The long summer days have made me nostalgic about the adventures I have embarked on over the years. For the next few weeks I want to take you back to some of my favourite pieces from previous collections.
Cleopatra is said to have covered the floors of her palace with fresh rose petals and drenched the sails of the Royal barge in rose water before meeting Anthony. The summer smell of roses and the over blown flowers whose petals create delicate carpets in the garden allow me to savour an English garden at its best. I too would have liked to have been Anthony.
The rose ring painted in diamonds, leaves a lingering sparkle...
Her late Majesty Queen Elizabeth II wore her diamond rose earrings often.
''I have always found the freshly made, soft nests of whirling ribbons of pasta, yellow like the sun, dusty with flour and lying in an Italin delicatessen: simply irresistible. So one day, I made them golden in the workshop. I laid out rows of thin pastry ribbons of gold, some twirled and others twisted on the bench, and wove them into a nest.''
Inspired by the flower of the same name with its delicate long stamens reaching out from the flower petals.
''My Brinjal pendant is inspired by the sacred Thali (charms) on an Indian marriage necklace I first saw at the Victoria & Albert Museum. These necklaces traditionally feature an array of seed pods, spices and fruits and are part of a marriage dowry.
My pendant is rich in detail and features a citrine or blue topaz.''
''The opulence of the Maharajas palaces was endless. I found myself one afternoon brushing past some silk curtains held back by heavy woven cords from which a collection of delicate tassels hung below. The elongated passementerie tassels had been threaded with minute pearls separated by a panel of ornate silk.
I re-imagined them as a pendant earring hanging from a diamond set hoop: diamonds replacing the four ornate silk panels and with pearls seemingly floating in the space between. The earrings really are like miniature tassels with all the magic and delicateness you would imagine, and at the tip a small cabochon sapphire seals it together.''
Constantinople, the ancient city of Christendom, inspired a collection of unusual designs after Cassandra's visit there in 2000. The Topkapi Palace was a short walk from Sogukcesme Sokak street, where Cassandra stayed in the Sultanahmet. There, in one of the rooms of the palace, Cassandra found complete 'diamond encrusted tea services' and bowls full of the 'hubbly bubbly' pipe ends. It was the detail on one of these pipe ends that inspired the Topkapi design, with its intricate diamond settings.

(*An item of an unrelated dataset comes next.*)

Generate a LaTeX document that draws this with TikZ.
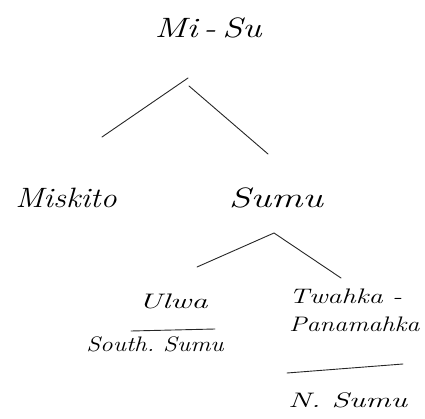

For me, the whirls of colour in one of Beatriz Milhazes paintings took me straight back to my garden: to the dahlias growing in every colour, clashing orange with pink, yellows, reds and purples. I love these flowers and here was my chance to create a jewel inspired by them. I made petal outlines in marquises of gold, set diamonds into the circles, and hung circles off the circles with a movement that only the influence of Brazil could suggest.
My Cavolfiore design is inspired by my journey to Sicily where the markets are full of the most beautifully ripe vegetables and fruit that overflows copiously out of their baskets. Great white blossoming cauli-flowers sat like brides of the garden amongst the oranges and lemons with all their simplicity and elegance.
As I sketched later that afternoon in the sunny courtyard, the white florets became a cluster of white pearls on golden stems with diamonds - set just where dew might have fallen earlier that morning.
I loved the long, ovoid, striped shape and the gnarled surface of the cocoa pod when I first saw them growing in Chuao, Venezuela sometime around 1983. Although arguably the Chuao cocoa is the best in the world, it was Mayans in Mexico who prized it, and the Spanish who brought it to Europe. I love chocolate, so I made a golden cocoa pod, and filled one half with my jewelled beans and the other, I left empty.